- GOAL -
Starting at the first line of the entries, extract each line up to and including the one that contains "const wbTicks = [78, 79, 80, 81, 82];", but leave out the pictures.

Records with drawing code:

+===+

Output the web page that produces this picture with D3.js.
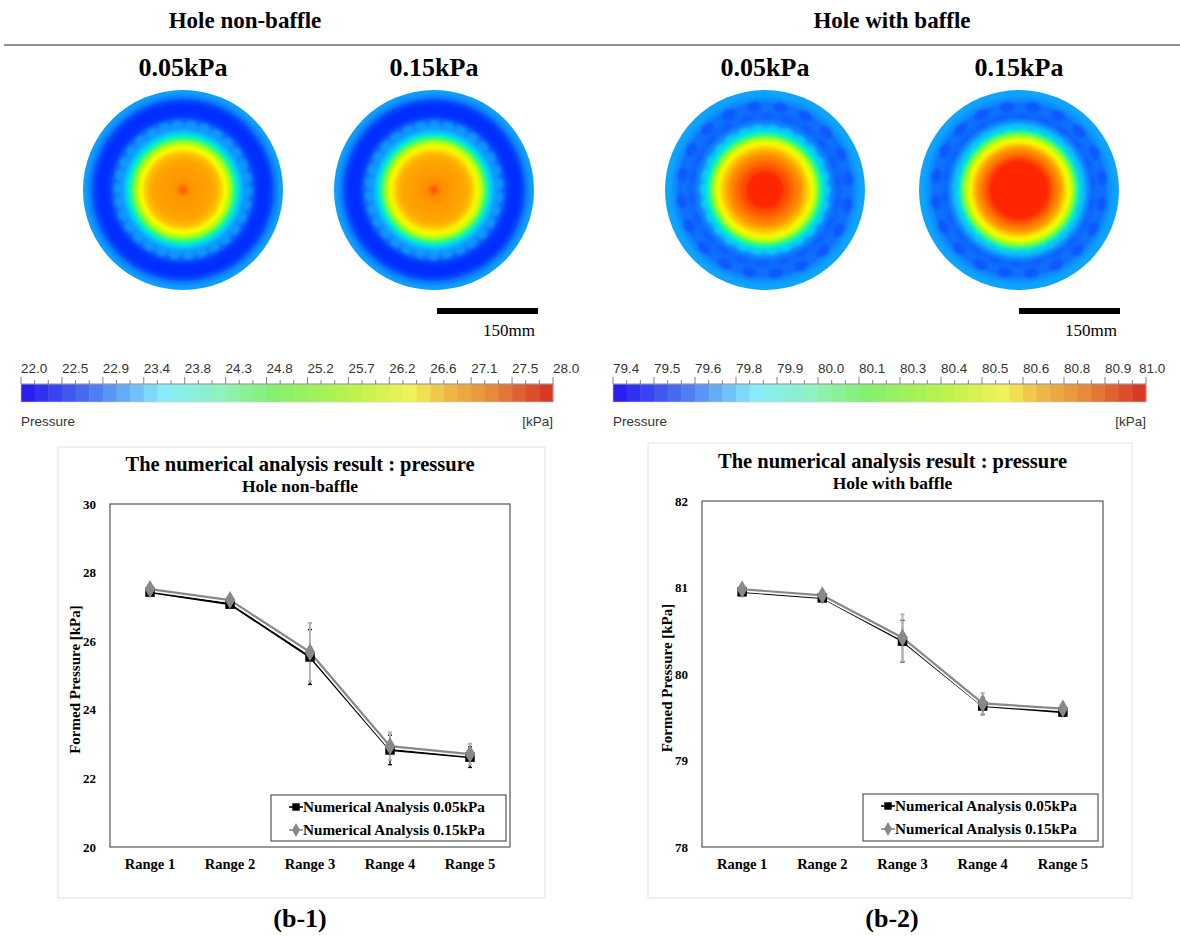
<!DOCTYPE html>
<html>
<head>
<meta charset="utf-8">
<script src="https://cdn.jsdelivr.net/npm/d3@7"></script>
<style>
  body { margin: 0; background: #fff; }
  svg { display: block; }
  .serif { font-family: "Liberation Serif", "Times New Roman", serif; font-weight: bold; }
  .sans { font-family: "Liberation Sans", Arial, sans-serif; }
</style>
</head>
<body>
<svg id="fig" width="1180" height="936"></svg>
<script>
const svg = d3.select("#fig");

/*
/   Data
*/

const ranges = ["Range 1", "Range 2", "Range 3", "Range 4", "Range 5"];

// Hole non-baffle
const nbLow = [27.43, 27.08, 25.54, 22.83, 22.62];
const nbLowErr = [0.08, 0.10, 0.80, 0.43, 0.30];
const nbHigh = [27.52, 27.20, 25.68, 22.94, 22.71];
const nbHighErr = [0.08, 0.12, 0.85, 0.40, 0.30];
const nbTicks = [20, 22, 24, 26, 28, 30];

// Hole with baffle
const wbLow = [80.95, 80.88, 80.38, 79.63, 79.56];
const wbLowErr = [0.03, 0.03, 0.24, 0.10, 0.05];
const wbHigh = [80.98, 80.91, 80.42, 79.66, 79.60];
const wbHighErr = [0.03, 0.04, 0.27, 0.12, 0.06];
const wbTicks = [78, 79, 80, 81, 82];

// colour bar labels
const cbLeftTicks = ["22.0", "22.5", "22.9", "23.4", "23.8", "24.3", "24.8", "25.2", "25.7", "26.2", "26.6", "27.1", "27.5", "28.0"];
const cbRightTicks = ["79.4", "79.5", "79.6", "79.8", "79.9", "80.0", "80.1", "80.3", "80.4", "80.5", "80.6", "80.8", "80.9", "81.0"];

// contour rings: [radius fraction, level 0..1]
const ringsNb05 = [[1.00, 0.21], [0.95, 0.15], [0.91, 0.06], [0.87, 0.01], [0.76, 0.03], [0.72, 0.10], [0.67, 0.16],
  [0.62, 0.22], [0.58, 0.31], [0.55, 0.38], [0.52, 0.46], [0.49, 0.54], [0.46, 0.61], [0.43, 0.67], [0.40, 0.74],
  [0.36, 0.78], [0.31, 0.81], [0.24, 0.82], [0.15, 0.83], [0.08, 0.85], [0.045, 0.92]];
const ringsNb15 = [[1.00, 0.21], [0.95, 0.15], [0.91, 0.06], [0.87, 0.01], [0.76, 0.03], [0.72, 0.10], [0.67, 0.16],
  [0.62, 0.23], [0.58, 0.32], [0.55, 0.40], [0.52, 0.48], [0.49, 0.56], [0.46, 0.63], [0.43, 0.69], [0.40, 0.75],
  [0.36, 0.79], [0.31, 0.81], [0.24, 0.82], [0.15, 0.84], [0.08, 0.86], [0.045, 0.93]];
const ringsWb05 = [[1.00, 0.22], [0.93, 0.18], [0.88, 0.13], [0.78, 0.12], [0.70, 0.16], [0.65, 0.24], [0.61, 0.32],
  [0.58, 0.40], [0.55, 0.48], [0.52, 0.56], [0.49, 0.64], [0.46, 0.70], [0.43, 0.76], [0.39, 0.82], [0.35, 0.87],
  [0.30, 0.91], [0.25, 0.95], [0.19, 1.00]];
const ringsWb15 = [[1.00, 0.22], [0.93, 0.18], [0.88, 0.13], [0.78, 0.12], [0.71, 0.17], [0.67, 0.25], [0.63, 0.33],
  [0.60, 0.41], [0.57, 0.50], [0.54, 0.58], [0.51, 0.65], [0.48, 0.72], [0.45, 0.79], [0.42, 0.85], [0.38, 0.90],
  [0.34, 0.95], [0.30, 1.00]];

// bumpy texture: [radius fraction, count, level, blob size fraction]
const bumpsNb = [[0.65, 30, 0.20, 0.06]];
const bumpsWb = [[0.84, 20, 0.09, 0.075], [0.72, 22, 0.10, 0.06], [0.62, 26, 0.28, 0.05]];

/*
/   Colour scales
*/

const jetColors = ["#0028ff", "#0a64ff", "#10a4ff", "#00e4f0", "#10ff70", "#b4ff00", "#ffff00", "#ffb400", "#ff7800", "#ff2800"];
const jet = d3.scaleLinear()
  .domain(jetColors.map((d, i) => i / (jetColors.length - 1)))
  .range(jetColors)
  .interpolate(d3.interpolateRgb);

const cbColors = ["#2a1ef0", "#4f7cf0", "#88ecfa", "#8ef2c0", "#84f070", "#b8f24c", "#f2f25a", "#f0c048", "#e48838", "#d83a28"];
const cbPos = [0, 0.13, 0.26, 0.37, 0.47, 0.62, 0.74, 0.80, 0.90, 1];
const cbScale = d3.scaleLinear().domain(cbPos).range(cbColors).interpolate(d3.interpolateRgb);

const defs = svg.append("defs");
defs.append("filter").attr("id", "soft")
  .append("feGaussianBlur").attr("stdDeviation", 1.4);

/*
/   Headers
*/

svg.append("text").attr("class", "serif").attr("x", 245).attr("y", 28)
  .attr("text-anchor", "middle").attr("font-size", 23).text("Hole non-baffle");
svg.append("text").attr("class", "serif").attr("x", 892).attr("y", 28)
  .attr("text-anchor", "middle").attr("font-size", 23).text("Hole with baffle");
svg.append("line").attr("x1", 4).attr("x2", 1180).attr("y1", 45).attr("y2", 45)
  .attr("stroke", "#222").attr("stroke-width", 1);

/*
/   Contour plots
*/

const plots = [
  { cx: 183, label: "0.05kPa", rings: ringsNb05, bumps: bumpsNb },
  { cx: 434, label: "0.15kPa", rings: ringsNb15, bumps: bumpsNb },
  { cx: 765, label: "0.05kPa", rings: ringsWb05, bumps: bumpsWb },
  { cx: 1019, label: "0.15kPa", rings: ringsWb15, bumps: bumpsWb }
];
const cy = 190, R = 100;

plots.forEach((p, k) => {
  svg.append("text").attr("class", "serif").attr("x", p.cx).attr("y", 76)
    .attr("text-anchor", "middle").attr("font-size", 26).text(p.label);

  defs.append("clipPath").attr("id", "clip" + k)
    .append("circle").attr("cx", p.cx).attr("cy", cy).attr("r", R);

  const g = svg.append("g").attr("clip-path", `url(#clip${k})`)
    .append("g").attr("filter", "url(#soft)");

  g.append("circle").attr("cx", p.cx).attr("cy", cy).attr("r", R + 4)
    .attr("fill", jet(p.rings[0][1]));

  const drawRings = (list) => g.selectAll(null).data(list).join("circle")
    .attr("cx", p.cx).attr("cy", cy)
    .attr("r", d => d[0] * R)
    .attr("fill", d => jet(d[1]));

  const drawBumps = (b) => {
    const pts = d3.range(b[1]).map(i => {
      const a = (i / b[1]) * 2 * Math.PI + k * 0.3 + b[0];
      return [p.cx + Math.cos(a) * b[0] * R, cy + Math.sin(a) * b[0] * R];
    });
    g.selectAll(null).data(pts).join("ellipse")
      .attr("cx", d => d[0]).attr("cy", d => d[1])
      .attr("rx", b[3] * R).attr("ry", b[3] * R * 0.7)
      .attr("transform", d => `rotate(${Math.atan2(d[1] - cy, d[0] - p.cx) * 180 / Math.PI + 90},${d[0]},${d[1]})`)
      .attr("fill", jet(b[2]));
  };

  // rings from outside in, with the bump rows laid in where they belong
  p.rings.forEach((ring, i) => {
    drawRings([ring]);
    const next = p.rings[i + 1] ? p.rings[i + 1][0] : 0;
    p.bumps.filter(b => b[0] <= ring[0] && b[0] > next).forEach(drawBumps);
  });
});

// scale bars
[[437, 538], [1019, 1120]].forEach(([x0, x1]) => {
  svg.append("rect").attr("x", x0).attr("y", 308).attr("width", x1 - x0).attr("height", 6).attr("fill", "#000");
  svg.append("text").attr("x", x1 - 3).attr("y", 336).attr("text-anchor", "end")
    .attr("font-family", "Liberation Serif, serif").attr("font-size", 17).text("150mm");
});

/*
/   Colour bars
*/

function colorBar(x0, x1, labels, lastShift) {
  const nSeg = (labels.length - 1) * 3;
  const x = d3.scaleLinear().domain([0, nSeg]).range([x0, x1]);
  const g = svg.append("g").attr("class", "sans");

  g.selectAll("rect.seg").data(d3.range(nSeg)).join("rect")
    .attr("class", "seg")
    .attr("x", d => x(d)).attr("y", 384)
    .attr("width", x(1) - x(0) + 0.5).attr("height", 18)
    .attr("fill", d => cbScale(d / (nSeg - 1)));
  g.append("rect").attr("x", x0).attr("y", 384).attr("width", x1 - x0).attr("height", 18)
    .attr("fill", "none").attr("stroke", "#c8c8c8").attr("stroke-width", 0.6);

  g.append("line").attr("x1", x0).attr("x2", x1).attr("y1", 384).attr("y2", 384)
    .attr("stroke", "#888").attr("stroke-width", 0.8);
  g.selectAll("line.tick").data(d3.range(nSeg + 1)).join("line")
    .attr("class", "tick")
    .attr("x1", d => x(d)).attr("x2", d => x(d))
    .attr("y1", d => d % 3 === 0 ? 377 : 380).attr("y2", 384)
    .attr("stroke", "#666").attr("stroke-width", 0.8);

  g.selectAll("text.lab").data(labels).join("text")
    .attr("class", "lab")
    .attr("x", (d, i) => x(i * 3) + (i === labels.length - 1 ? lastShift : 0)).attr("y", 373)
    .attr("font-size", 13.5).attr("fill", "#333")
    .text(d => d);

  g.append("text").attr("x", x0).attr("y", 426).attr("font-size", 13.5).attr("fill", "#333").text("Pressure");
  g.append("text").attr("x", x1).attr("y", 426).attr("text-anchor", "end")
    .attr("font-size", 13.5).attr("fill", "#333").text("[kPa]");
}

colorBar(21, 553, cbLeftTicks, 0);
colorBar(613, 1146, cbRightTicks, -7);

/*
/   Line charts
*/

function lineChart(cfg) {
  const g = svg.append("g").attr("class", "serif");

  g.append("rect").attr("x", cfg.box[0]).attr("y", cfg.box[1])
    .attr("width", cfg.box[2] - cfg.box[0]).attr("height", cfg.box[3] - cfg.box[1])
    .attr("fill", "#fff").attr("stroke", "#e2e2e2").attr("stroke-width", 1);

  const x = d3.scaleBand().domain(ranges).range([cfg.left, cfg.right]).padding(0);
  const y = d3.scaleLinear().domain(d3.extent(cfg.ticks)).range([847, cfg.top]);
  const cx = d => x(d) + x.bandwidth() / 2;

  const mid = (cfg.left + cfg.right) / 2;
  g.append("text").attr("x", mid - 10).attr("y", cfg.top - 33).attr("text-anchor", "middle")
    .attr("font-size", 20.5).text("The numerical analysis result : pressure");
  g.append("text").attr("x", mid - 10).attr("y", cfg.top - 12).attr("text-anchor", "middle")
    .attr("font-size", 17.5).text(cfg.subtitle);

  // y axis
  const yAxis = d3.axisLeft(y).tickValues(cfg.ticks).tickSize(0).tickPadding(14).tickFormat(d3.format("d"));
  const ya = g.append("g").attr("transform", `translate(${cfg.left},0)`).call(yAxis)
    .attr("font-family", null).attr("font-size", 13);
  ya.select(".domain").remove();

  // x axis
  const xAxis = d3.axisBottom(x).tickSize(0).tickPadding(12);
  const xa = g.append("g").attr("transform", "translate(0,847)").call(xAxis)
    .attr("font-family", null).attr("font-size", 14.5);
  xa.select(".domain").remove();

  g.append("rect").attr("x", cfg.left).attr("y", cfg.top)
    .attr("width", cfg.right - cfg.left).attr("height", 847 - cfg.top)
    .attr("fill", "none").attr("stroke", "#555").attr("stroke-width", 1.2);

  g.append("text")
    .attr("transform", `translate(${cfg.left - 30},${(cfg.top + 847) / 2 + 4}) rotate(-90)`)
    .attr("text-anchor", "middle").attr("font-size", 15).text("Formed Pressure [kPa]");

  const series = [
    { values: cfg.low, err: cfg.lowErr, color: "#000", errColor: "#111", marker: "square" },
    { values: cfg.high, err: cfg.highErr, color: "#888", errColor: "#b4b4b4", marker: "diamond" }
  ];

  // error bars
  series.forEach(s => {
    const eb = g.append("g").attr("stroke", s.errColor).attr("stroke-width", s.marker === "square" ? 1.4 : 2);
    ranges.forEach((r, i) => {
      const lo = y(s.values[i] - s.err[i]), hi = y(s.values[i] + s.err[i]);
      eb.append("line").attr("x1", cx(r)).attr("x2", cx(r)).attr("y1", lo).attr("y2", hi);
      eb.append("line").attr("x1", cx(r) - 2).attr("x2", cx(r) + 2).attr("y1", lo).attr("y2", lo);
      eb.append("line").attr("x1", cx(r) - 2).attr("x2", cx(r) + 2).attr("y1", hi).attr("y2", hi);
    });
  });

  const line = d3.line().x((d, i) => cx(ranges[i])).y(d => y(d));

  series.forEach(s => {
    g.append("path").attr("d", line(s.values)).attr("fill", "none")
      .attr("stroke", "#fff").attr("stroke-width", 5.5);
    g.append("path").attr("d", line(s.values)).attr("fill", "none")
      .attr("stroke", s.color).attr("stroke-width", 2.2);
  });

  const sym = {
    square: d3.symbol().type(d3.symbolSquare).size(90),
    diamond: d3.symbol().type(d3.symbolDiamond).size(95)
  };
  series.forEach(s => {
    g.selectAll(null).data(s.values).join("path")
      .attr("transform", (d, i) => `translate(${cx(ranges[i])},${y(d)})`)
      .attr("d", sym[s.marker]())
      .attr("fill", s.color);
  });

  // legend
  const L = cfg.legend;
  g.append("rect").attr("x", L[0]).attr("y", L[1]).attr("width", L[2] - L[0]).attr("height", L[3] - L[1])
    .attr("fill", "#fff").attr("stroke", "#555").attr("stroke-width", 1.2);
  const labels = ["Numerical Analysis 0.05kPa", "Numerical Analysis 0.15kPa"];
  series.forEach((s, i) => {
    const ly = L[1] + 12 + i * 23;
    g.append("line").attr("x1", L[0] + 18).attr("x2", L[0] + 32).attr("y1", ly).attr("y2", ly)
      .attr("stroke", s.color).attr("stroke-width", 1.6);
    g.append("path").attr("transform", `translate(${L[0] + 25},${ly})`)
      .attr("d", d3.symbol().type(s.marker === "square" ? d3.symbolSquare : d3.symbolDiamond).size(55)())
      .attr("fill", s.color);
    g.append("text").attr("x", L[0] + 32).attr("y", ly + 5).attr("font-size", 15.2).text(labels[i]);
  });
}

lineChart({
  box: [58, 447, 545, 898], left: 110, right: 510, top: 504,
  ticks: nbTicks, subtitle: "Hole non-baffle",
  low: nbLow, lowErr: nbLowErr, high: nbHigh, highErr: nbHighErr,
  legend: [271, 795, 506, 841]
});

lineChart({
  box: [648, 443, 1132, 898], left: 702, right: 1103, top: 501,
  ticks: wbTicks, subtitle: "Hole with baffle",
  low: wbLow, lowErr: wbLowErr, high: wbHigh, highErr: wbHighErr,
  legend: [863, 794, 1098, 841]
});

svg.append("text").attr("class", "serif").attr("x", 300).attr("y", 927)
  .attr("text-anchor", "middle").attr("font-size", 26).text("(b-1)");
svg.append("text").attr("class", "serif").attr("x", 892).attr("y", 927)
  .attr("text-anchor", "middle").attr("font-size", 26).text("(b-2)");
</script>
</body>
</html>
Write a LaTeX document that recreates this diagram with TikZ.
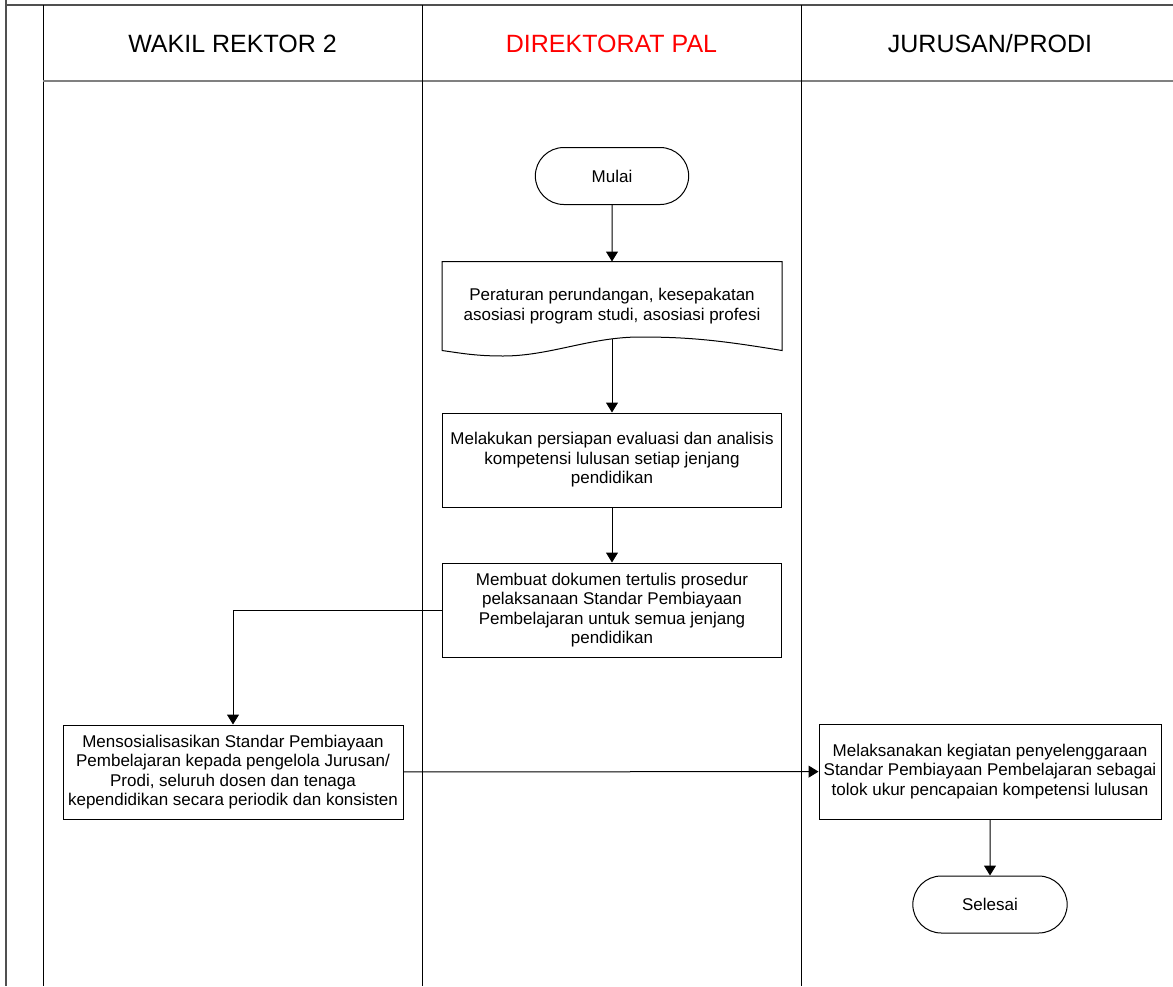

+===+

- OUTPUT -
Output the web page that produces this picture with D3.js.
<!DOCTYPE html>
<html>
<head>
<meta charset="utf-8">
<script src="https://cdn.jsdelivr.net/npm/d3@7"></script>
<style>
  body { margin: 0; background: #fff; }
  svg { display: block; }
  .serif { font-family: "Liberation Serif", "Times New Roman", serif; font-weight: bold; }
  .sans { font-family: "Liberation Sans", Arial, sans-serif; }
</style>
</head>
<body>
<svg id="fig" width="1180" height="936"></svg>
<script>
const svg = d3.select("#fig");

/*
/   Data
*/

const ranges = ["Range 1", "Range 2", "Range 3", "Range 4", "Range 5"];

// Hole non-baffle
const nbLow = [27.43, 27.08, 25.54, 22.83, 22.62];
const nbLowErr = [0.08, 0.10, 0.80, 0.43, 0.30];
const nbHigh = [27.52, 27.20, 25.68, 22.94, 22.71];
const nbHighErr = [0.08, 0.12, 0.85, 0.40, 0.30];
const nbTicks = [20, 22, 24, 26, 28, 30];

// Hole with baffle
const wbLow = [80.95, 80.88, 80.38, 79.63, 79.56];
const wbLowErr = [0.03, 0.03, 0.24, 0.10, 0.05];
const wbHigh = [80.98, 80.91, 80.42, 79.66, 79.60];
const wbHighErr = [0.03, 0.04, 0.27, 0.12, 0.06];
const wbTicks = [78, 79, 80, 81, 82];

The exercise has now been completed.